* **What is being asked**: It is required that the lines from the top of the listing through the line with "import matplotlib.pyplot as plt" be reproduced exactly, excluding pictures.

* **Recorded data**:

☆ ☆ ☆ ☆ ☆ ☆ ☆

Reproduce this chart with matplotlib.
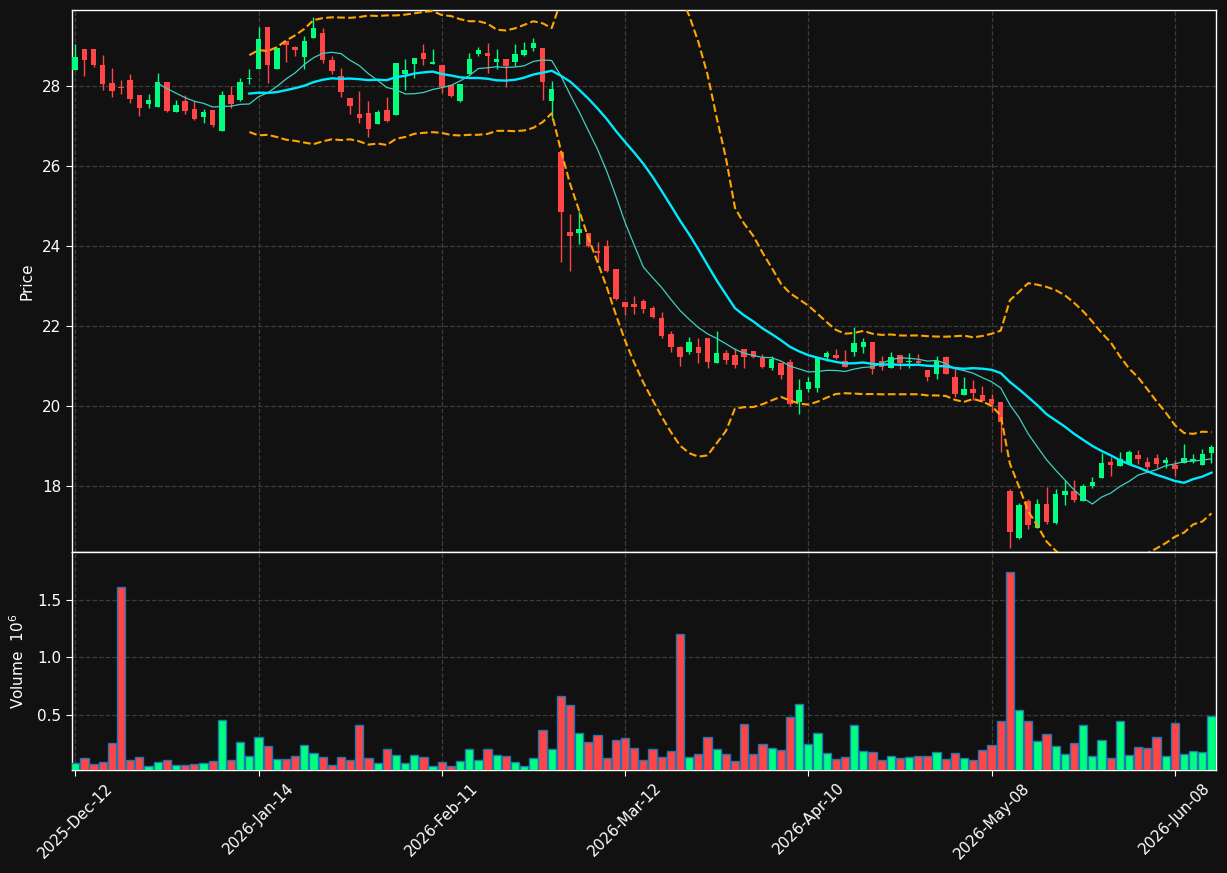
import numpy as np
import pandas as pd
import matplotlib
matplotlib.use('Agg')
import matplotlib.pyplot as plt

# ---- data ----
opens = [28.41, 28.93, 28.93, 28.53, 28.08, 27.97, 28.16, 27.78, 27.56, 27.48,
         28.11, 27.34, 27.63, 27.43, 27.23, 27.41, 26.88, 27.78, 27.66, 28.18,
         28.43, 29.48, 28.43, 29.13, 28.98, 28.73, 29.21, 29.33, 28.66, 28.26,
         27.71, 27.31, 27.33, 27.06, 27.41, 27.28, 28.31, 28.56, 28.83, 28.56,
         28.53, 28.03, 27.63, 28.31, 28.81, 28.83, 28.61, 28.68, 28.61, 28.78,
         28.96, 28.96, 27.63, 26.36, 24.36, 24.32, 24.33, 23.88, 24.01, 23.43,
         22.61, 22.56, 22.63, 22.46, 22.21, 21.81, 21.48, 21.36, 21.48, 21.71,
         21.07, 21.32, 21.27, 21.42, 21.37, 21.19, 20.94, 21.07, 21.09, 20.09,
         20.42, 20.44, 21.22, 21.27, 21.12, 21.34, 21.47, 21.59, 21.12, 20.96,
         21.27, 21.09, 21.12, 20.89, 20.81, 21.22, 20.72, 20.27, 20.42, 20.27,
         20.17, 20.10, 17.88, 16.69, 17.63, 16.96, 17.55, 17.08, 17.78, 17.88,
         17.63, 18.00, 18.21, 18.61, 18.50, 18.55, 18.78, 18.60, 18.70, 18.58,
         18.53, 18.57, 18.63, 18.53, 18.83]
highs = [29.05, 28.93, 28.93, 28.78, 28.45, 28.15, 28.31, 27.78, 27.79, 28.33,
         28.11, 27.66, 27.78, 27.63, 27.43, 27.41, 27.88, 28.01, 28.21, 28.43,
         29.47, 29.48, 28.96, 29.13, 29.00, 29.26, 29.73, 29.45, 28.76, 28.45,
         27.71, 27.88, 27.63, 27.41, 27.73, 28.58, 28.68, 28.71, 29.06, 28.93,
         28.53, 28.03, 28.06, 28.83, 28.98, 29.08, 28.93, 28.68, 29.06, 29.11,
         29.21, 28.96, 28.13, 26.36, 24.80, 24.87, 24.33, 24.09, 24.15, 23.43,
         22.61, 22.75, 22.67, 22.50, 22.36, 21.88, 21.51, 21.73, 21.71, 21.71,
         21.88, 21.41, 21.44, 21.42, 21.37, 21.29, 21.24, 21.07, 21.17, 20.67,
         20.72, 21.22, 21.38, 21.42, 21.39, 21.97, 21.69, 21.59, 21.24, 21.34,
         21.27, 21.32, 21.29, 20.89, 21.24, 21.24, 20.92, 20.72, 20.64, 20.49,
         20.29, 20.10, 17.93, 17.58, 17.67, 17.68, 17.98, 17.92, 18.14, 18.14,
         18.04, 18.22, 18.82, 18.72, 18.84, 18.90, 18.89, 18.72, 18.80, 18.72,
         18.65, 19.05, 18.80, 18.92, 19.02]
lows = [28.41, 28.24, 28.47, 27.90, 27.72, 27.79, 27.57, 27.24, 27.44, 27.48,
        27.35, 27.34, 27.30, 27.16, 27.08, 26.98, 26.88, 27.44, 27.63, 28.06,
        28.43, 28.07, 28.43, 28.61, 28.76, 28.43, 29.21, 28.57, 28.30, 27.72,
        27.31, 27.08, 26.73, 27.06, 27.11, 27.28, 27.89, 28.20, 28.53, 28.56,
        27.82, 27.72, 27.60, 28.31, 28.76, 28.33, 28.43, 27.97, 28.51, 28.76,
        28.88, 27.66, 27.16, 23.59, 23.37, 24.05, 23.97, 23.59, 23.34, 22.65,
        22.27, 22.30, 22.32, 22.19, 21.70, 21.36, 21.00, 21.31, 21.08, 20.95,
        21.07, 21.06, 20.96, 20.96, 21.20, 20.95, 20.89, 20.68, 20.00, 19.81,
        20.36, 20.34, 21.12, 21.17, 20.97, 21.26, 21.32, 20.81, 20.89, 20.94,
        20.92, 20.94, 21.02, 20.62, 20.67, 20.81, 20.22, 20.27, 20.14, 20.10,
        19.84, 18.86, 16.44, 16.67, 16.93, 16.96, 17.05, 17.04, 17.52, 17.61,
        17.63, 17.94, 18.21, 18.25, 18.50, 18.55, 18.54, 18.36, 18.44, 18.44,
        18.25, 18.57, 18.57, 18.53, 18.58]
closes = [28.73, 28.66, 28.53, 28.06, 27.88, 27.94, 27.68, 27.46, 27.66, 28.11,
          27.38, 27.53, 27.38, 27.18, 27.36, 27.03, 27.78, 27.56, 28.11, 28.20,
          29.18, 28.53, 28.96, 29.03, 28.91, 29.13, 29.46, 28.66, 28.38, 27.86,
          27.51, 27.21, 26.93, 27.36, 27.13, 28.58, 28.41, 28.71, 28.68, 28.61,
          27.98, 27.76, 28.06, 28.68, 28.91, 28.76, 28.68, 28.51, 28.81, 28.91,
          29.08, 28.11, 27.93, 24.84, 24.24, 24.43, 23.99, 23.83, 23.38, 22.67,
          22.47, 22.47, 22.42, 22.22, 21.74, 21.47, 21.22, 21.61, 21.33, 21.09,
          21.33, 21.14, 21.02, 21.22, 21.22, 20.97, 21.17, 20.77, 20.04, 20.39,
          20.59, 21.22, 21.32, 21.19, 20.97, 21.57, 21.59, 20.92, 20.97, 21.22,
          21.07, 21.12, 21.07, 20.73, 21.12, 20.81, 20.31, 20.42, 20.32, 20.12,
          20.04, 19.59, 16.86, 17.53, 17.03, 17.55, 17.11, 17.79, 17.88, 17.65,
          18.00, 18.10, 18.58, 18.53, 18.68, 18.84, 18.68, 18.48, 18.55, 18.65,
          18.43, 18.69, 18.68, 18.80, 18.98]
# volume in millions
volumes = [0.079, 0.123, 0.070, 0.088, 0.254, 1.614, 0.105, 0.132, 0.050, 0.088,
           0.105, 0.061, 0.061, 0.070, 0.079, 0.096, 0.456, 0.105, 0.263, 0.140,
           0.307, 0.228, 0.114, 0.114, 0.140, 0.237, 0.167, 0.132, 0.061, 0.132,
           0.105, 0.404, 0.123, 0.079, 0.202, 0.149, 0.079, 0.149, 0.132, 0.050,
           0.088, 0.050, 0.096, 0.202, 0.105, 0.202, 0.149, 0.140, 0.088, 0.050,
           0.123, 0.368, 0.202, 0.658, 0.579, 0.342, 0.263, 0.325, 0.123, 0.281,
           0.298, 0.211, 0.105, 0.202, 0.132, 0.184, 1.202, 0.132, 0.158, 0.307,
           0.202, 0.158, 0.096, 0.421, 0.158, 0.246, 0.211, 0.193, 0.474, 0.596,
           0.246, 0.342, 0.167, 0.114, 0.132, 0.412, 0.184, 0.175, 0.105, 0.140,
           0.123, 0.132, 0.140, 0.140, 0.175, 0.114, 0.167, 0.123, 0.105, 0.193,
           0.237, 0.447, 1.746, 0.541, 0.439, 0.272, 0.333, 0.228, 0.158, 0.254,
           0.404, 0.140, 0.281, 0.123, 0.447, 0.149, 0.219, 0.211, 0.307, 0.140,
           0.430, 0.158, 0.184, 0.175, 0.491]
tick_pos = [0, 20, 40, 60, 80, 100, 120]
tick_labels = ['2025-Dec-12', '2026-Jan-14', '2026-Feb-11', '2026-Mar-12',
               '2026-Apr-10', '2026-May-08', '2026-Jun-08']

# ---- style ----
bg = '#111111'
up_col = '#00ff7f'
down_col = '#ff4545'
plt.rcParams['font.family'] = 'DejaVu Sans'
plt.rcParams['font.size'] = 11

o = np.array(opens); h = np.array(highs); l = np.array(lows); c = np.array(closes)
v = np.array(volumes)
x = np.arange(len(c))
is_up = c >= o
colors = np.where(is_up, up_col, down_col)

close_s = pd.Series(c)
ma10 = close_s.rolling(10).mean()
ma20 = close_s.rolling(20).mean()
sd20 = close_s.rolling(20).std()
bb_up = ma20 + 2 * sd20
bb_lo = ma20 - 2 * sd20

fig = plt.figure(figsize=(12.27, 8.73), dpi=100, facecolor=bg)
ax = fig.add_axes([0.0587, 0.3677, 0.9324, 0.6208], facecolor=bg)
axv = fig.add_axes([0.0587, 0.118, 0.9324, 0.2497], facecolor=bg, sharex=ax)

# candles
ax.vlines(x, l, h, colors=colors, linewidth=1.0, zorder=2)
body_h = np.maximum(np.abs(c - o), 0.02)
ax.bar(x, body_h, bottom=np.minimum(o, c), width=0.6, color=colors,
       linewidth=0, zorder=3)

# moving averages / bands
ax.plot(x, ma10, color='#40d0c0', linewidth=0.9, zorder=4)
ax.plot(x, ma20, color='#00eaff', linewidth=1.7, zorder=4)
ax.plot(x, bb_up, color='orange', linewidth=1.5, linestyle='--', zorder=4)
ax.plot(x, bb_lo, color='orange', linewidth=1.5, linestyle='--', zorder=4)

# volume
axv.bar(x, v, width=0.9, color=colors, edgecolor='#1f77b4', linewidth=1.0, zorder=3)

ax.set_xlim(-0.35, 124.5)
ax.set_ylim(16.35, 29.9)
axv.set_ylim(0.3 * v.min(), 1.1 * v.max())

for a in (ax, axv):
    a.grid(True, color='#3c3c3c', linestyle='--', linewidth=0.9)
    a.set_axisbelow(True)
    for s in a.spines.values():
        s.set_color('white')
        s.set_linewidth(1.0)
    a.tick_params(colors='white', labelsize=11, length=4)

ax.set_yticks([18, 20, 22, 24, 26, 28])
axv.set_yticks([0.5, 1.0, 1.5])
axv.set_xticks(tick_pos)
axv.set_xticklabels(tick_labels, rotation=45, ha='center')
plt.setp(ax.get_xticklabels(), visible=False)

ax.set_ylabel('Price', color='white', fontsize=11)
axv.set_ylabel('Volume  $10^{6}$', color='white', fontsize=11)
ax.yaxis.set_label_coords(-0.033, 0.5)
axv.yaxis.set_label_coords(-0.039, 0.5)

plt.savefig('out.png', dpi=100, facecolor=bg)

☆ ☆ ☆ ☆ ☆ ☆ ☆

* **Complete response**:
Reproduce this chart with matplotlib.
import numpy as np
import pandas as pd
import matplotlib
matplotlib.use('Agg')
import matplotlib.pyplot as plt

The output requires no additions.